Leave out the pictures, and write out exactly the lines from the beginning of the material to the line holding "import * as", that line included, and nothing else.

═══ Information shown ═══

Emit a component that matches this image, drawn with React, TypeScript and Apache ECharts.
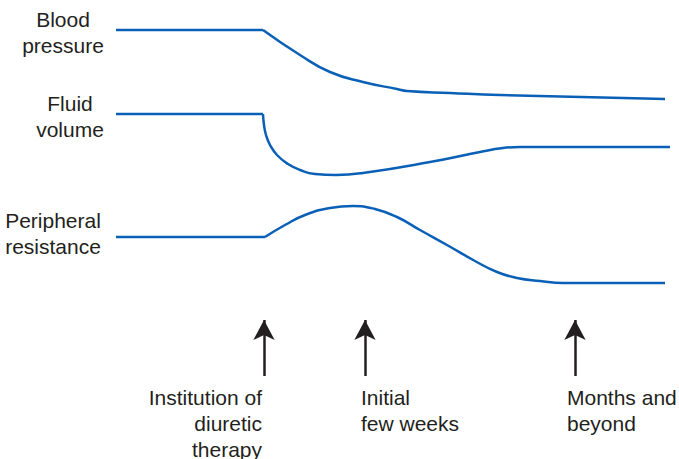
import React, { useEffect, useRef } from "react";
import * as echarts from "echarts";

// time units (px-like scale from start of traces), level units (vertical position, inverted)
const bpBaseline = [[0, 30], [147, 30]];
const bpResponse = [[147, 30], [184, 55], [214, 72], [247, 82], [281, 89], [291, 91], [334, 93], [384, 95], [549, 99]];
const fvBaseline = [[0, 114], [147, 114]];
const fvResponse = [[147, 114], [148, 125], [150, 135], [154, 145], [161, 155], [172, 164], [184, 170], [199, 174], [220, 175], [247, 173], [314, 162], [364, 152], [387, 148], [404, 147], [554, 147]];
const prBaseline = [[0, 237], [149, 237]];
const prResponse = [[149, 237], [169, 225], [189, 215], [214, 208], [237, 206], [259, 209], [281, 217], [304, 230], [331, 245], [359, 261], [381, 272], [401, 278], [424, 281], [447, 283], [549, 283]];

const eventTimes = [148, 249, 459];
const arrowBottom = 376;
const arrowTop = 320;

const seriesLabels = ["Blood\npressure", "Fluid\nvolume", "Peripheral\nresistance"];
const eventLabels = ["Institution of\ndiuretic\ntherapy", "Initial\nfew weeks", "Months and\nbeyond"];

const BLUE = "#0a60b6";
const INK = "#231f20";
const FONT = "'Liberation Sans', Arial, Helvetica, sans-serif";

export default function App() {
  const ref = useRef<HTMLDivElement>(null);
  useEffect(() => {
    document.body.style.margin = "0";
    const chart = echarts.init(ref.current!, null, { renderer: "svg" });
    const lineSeries = (data: number[][], smooth: boolean | number) => ({
      type: "line",
      data,
      smooth,
      showSymbol: false,
      symbol: "none",
      lineStyle: { color: BLUE, width: 2.5 },
      silent: true,
    });
    const textStyle = { fill: INK, fontSize: 21, fontFamily: FONT, lineHeight: 26 };
    chart.setOption({
      animation: false,
      grid: { left: 116, width: 560, top: 0, height: 459 },
      xAxis: { type: "value", min: 0, max: 560, show: false },
      yAxis: { type: "value", min: 0, max: 459, inverse: true, show: false },
      series: [
        lineSeries(bpBaseline, false),
        lineSeries(bpResponse, 0.5),
        lineSeries(fvBaseline, false),
        lineSeries(fvResponse, 0.5),
        lineSeries(prBaseline, false),
        {
          ...lineSeries(prResponse, 0.5),
          markLine: {
            silent: true,
            symbol: ["none", "arrow"],
            symbolSize: [16, 20],
            label: { show: false },
            lineStyle: { color: INK, width: 2.5, type: "solid" },
            data: eventTimes.map((t) => [
              { coord: [t, arrowBottom] },
              { coord: [t, arrowTop] },
            ]),
          },
        },
      ],
      graphic: [
        { type: "text", x: 63, y: 6, style: { ...textStyle, text: seriesLabels[0], textAlign: "center", textVerticalAlign: "top" } },
        { type: "text", x: 70, y: 90, style: { ...textStyle, text: seriesLabels[1], textAlign: "center", textVerticalAlign: "top" } },
        { type: "text", x: 53, y: 207, style: { ...textStyle, text: seriesLabels[2], textAlign: "center", textVerticalAlign: "top" } },
        { type: "text", x: 262, y: 384, style: { ...textStyle, text: eventLabels[0], textAlign: "right", textVerticalAlign: "top" } },
        { type: "text", x: 361, y: 384, style: { ...textStyle, text: eventLabels[1], textAlign: "left", textVerticalAlign: "top" } },
        { type: "text", x: 567, y: 384, style: { ...textStyle, text: eventLabels[2], textAlign: "left", textVerticalAlign: "top" } },
      ],
    });
    return () => chart.dispose();
  }, []);
  return <div ref={ref} style={{ width: 679, height: 459 }} />;
}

═══

**Solution below**
Emit a component that matches this image, drawn with React, TypeScript and Apache ECharts.
import React, { useEffect, useRef } from "react";
import * as echarts from "echarts";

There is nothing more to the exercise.